AIM — Reproduce exactly, with no pictures, each line from the opening of the material down through the line containing "const yMinorTicks = [100, 300, 500];".

DATA PROVIDED —
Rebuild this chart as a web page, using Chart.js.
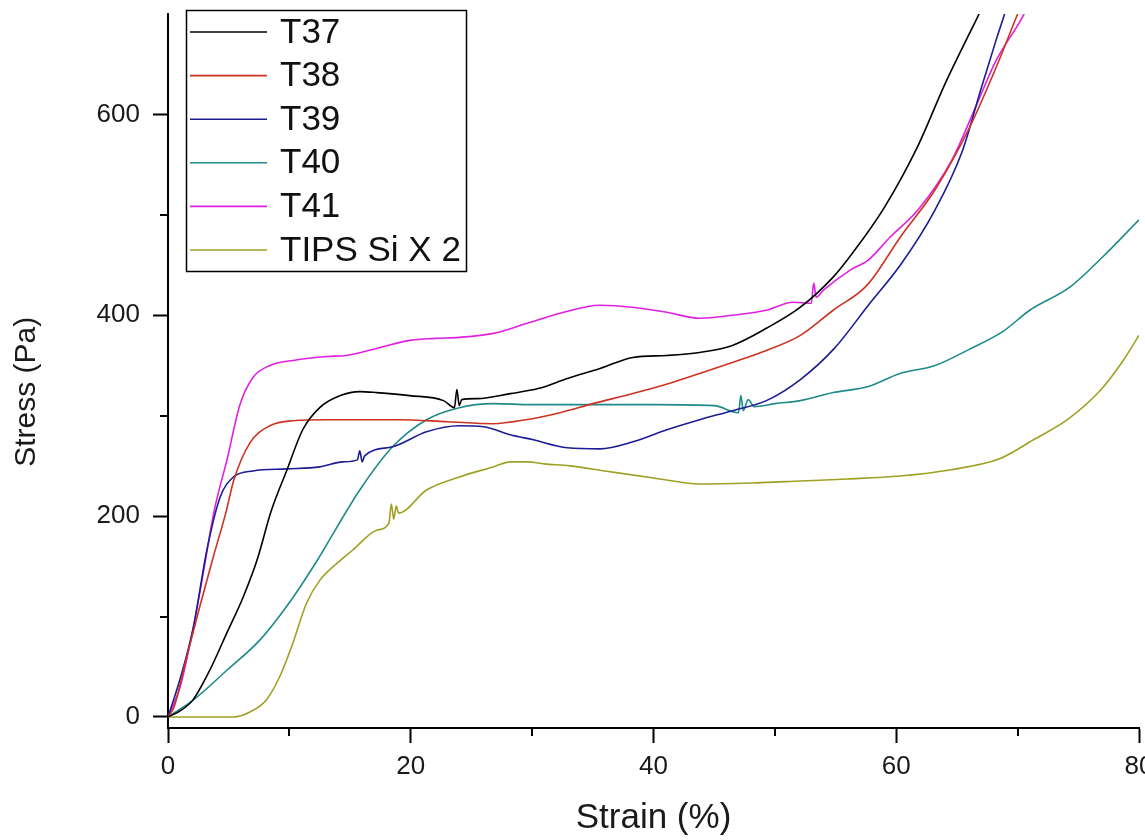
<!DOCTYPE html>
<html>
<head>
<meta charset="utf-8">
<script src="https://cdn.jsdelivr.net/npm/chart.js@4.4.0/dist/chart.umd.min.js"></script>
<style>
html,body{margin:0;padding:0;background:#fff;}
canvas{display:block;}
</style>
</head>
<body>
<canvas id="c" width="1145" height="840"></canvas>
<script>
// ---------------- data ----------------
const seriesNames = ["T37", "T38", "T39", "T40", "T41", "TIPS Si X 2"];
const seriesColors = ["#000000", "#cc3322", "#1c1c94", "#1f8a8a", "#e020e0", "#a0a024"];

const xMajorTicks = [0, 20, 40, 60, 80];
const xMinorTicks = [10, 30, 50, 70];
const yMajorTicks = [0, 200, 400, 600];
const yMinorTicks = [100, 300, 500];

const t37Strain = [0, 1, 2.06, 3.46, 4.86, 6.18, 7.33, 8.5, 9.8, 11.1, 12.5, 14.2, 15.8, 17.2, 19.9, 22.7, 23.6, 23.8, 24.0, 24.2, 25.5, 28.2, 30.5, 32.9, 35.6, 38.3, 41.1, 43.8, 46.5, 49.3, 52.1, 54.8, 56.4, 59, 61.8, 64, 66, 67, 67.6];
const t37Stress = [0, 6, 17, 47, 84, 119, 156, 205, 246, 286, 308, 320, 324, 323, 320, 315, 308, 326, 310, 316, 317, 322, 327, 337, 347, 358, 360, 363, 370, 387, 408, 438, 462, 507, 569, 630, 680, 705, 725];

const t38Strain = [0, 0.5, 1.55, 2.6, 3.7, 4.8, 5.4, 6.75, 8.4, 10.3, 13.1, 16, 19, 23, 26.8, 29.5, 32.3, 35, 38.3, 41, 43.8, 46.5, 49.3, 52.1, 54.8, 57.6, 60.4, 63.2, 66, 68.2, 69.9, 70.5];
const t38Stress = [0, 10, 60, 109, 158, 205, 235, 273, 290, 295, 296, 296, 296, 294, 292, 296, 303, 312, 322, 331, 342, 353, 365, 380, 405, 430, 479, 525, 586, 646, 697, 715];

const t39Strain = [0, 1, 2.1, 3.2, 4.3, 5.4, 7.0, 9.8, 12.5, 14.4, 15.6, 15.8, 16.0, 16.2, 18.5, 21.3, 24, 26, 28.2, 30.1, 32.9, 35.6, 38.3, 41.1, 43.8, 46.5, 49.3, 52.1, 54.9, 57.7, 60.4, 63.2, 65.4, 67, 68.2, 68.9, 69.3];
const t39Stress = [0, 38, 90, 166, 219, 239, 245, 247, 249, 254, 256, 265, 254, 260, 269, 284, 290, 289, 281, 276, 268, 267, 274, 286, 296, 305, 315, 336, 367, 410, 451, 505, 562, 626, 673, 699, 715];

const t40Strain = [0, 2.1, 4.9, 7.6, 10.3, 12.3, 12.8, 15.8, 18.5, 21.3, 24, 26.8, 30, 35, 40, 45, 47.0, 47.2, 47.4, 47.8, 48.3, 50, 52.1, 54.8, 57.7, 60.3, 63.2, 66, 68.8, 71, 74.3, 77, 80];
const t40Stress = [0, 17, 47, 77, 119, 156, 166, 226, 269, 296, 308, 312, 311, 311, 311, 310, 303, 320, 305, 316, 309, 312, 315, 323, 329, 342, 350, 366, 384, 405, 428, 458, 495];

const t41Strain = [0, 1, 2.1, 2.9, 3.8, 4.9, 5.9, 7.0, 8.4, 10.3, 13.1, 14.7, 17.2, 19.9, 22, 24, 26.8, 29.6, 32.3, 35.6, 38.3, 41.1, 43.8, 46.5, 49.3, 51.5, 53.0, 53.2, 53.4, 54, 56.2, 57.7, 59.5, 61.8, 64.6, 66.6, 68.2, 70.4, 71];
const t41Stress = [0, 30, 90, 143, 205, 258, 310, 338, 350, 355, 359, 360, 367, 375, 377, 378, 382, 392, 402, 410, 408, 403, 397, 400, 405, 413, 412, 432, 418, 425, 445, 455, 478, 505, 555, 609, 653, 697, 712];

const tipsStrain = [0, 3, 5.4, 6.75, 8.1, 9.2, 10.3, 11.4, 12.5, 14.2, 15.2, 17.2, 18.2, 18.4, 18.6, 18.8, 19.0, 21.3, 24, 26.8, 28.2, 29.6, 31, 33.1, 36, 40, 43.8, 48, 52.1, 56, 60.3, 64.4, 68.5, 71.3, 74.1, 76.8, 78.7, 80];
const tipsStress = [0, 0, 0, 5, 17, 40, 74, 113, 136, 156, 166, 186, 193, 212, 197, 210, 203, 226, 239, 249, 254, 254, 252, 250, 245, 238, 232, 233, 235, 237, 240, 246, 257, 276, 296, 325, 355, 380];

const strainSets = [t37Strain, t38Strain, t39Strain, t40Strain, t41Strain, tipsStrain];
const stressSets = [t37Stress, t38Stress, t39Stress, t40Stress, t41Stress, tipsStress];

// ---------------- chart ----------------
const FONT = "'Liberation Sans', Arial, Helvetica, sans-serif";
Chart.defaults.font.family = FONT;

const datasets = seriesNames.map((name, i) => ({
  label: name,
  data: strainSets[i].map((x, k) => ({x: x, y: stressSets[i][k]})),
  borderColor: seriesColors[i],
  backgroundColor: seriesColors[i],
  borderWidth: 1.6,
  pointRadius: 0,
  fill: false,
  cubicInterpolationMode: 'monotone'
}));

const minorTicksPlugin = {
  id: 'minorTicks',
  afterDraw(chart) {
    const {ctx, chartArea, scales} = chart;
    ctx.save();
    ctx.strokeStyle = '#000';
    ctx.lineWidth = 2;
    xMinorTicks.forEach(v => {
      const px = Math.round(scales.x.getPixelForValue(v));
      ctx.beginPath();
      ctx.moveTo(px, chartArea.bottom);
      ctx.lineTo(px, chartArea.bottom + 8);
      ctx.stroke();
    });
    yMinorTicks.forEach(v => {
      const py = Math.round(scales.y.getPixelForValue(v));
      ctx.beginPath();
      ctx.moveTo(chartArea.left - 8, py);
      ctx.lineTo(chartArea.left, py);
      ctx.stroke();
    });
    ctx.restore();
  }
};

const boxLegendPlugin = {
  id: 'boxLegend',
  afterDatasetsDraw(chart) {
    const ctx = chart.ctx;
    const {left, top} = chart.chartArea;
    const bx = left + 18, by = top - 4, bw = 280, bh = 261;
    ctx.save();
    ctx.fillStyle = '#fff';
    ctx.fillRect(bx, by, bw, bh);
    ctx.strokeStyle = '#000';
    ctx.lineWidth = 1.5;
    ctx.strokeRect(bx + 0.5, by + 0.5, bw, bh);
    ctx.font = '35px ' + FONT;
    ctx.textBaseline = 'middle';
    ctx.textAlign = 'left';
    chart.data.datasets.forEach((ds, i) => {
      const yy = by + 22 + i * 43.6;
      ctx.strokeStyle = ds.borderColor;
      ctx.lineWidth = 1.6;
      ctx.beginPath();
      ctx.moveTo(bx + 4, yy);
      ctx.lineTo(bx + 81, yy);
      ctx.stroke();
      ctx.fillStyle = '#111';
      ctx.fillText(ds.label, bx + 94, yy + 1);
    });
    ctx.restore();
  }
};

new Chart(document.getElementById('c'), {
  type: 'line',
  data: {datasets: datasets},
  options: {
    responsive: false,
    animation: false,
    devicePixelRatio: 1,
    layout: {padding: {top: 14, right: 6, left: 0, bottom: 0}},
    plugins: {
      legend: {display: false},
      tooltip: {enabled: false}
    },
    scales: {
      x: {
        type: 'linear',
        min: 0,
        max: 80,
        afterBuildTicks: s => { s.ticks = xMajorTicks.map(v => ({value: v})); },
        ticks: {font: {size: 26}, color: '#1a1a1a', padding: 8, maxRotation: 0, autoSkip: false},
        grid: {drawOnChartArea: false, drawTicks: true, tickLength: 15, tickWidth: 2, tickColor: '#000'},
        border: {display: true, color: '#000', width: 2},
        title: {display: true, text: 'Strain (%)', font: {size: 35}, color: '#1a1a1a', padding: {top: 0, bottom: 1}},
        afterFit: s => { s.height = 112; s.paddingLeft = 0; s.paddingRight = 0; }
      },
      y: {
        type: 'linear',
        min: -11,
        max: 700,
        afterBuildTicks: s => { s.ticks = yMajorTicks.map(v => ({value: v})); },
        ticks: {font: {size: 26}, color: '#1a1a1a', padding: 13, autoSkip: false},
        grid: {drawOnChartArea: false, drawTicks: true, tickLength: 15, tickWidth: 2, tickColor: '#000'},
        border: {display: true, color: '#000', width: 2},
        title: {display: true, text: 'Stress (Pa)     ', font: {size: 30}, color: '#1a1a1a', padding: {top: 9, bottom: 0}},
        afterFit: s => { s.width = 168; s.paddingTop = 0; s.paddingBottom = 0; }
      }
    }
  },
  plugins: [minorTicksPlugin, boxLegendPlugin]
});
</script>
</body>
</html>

IN RESPONSE —
Rebuild this chart as a web page, using Chart.js.
<!DOCTYPE html>
<html>
<head>
<meta charset="utf-8">
<script src="https://cdn.jsdelivr.net/npm/chart.js@4.4.0/dist/chart.umd.min.js"></script>
<style>
html,body{margin:0;padding:0;background:#fff;}
canvas{display:block;}
</style>
</head>
<body>
<canvas id="c" width="1145" height="840"></canvas>
<script>
// ---------------- data ----------------
const seriesNames = ["T37", "T38", "T39", "T40", "T41", "TIPS Si X 2"];
const seriesColors = ["#000000", "#cc3322", "#1c1c94", "#1f8a8a", "#e020e0", "#a0a024"];

const xMajorTicks = [0, 20, 40, 60, 80];
const xMinorTicks = [10, 30, 50, 70];
const yMajorTicks = [0, 200, 400, 600];
const yMinorTicks = [100, 300, 500];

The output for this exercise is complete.